For diversified low-vol exposure: The minimum volatility approach from iShares provides broader diversification than pure volatility screens, though it still concentrates in defensive sectors. It is a reasonable middle ground for advisors who want low-vol characteristics without extreme sector bets.
For structural diversification: Equal-weight sector rotation addresses the concentration problem directly. For advisors concerned about rate sensitivity or sector-specific risk in traditional low-vol products, this approach provides a differentiated risk profile.
For downside mitigation: If the primary goal is seeking to reduce drawdowns during significant market dislocations, advisors should look for products that can reduce equity exposure or rotate to cash, not just products that own different stocks.
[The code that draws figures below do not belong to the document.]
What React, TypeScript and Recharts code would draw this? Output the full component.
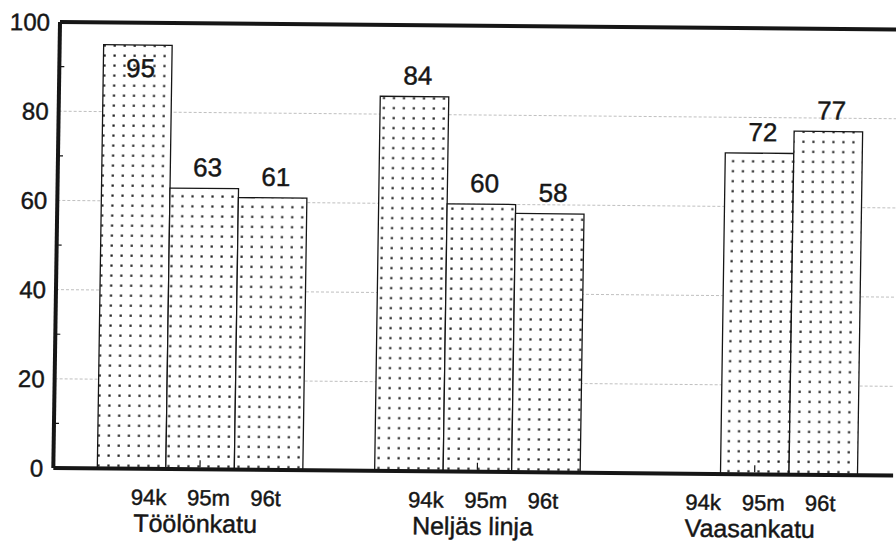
import React from 'react';
import { BarChart, Bar, XAxis, YAxis, CartesianGrid, ReferenceLine, LabelList } from 'recharts';

const categories = ['Töölönkatu', 'Neljäs linja', 'Vaasankatu'];
const seriesKeys = ['94k', '95m', '96t'];
const s94k: (number | null)[] = [95, 84, null];
const s95m: (number | null)[] = [63, 60, 72];
const s96t: (number | null)[] = [61, 58, 77];
const yTicks = [0, 10, 20, 30, 40, 50, 60, 70, 80, 90, 100];
const gridValues = [20, 40, 60, 80];

const seriesValues = [s94k, s95m, s96t];
const data = categories.map((name, i) => {
  const row: Record<string, any> = { name };
  seriesKeys.forEach((k, j) => {
    row[k] = seriesValues[j][i];
  });
  return row;
});

const FONT = "'Liberation Sans', Arial, Helvetica, sans-serif";
const INK = '#161616';
const subOffsets = [-51, 9, 66];
const textStyle = { fontFamily: FONT, fill: INK, stroke: INK, strokeWidth: 0.45 };

const XTick = (props: any) => {
  const { x, y, payload } = props;
  return (
    <g>
      <line x1={x} y1={y - 2} x2={x} y2={y - 9} stroke={INK} strokeWidth={1.2} />
      {seriesKeys.map((k, i) => (
        <text key={k} x={x + subOffsets[i]} y={y + 36} textAnchor="middle" fontSize={22} {...textStyle}>
          {k}
        </text>
      ))}
      <text x={x - 4} y={y + 63} textAnchor="middle" fontSize={25} {...textStyle}>
        {payload.value}
      </text>
    </g>
  );
};

const YTick = (props: any) => {
  const { x, y, payload } = props;
  if (payload.value % 20 !== 0) {
    return <line x1={x + 10} y1={y} x2={x + 15} y2={y} stroke={INK} strokeWidth={1.2} />;
  }
  return (
    <text x={x} y={y} dy="0.36em" textAnchor="end" fontSize={24} {...textStyle}>
      {payload.value}
    </text>
  );
};

const ValueLabel = (props: any) => {
  const { x, y, width, value } = props;
  if (value === null || value === undefined) return null;
  const inside = y < 60;
  return (
    <text
      x={x + width / 2 + 3}
      y={inside ? y + 32 : y - 12}
      textAnchor="middle"
      fontSize={26}
      {...textStyle}
    >
      {value}
    </text>
  );
};

export default function App() {
  return (
    <div style={{ position: 'absolute', left: 0, top: 0, width: 896, height: 544, overflow: 'hidden', background: '#fff' }}>
      <div style={{ transform: 'matrix(1, 0.009, -0.015, 1, 0, 0)', transformOrigin: '60px 22px', width: 900, height: 544 }}>
        <BarChart
          width={900}
          height={544}
          data={data}
          margin={{ top: 22, right: 0, bottom: 0, left: 0 }}
          barGap={0}
          barSize={68.5}
        >
          <defs>
            <pattern id="dots" width="10" height="10" patternUnits="userSpaceOnUse">
              <rect width="10" height="10" fill="#fff" />
              <rect x="4" y="4" width="2.2" height="2.2" fill="#222" />
            </pattern>
          </defs>
          <CartesianGrid vertical={false} horizontalValues={gridValues} stroke="#b0b0b0" strokeDasharray="3 2" strokeWidth={0.8} />
          <XAxis
            dataKey="name"
            type="category"
            interval={0}
            padding={{ left: 8, right: 0 }}
            height={76}
            tickSize={0}
            tickMargin={0}
            tickLine={false}
            axisLine={{ stroke: INK, strokeWidth: 4 }}
            tick={<XTick />}
          />
          <YAxis
            type="number"
            domain={[0, 100]}
            ticks={yTicks}
            interval={0}
            width={60}
            tickSize={0}
            tickMargin={10}
            tickLine={false}
            axisLine={{ stroke: INK, strokeWidth: 4 }}
            tick={<YTick />}
          />
          {seriesKeys.map((k) => (
            <Bar key={k} dataKey={k} fill="url(#dots)" stroke={INK} strokeWidth={1.3} isAnimationActive={false}>
              <LabelList dataKey={k} content={<ValueLabel />} />
            </Bar>
          ))}
          <ReferenceLine y={100} stroke={INK} strokeWidth={4} ifOverflow="extendDomain" />
        </BarChart>
      </div>
    </div>
  );
}
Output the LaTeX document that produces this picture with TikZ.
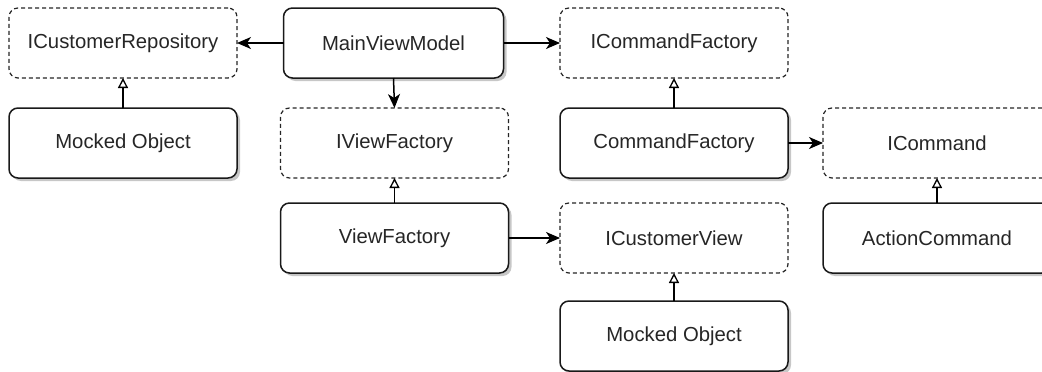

This is the structural limitation of most low-vol products: they remain fully invested regardless of conditions.
The Bigger Picture
The low-volatility ETF space has matured significantly over the past decade. Advisors now have multiple approaches to choose from, each with distinct structural characteristics. The key insight is that "low volatility" is not a single concept. How a product achieves lower volatility, through stock selection, optimization, equal weighting, or signal-based rotation, determines how it will behave during different market environments.
The most important question an advisor can ask when evaluating these products is: what does this fund do when markets are in crisis, not just when they are slightly choppy? That answer will differ dramatically depending on the approach.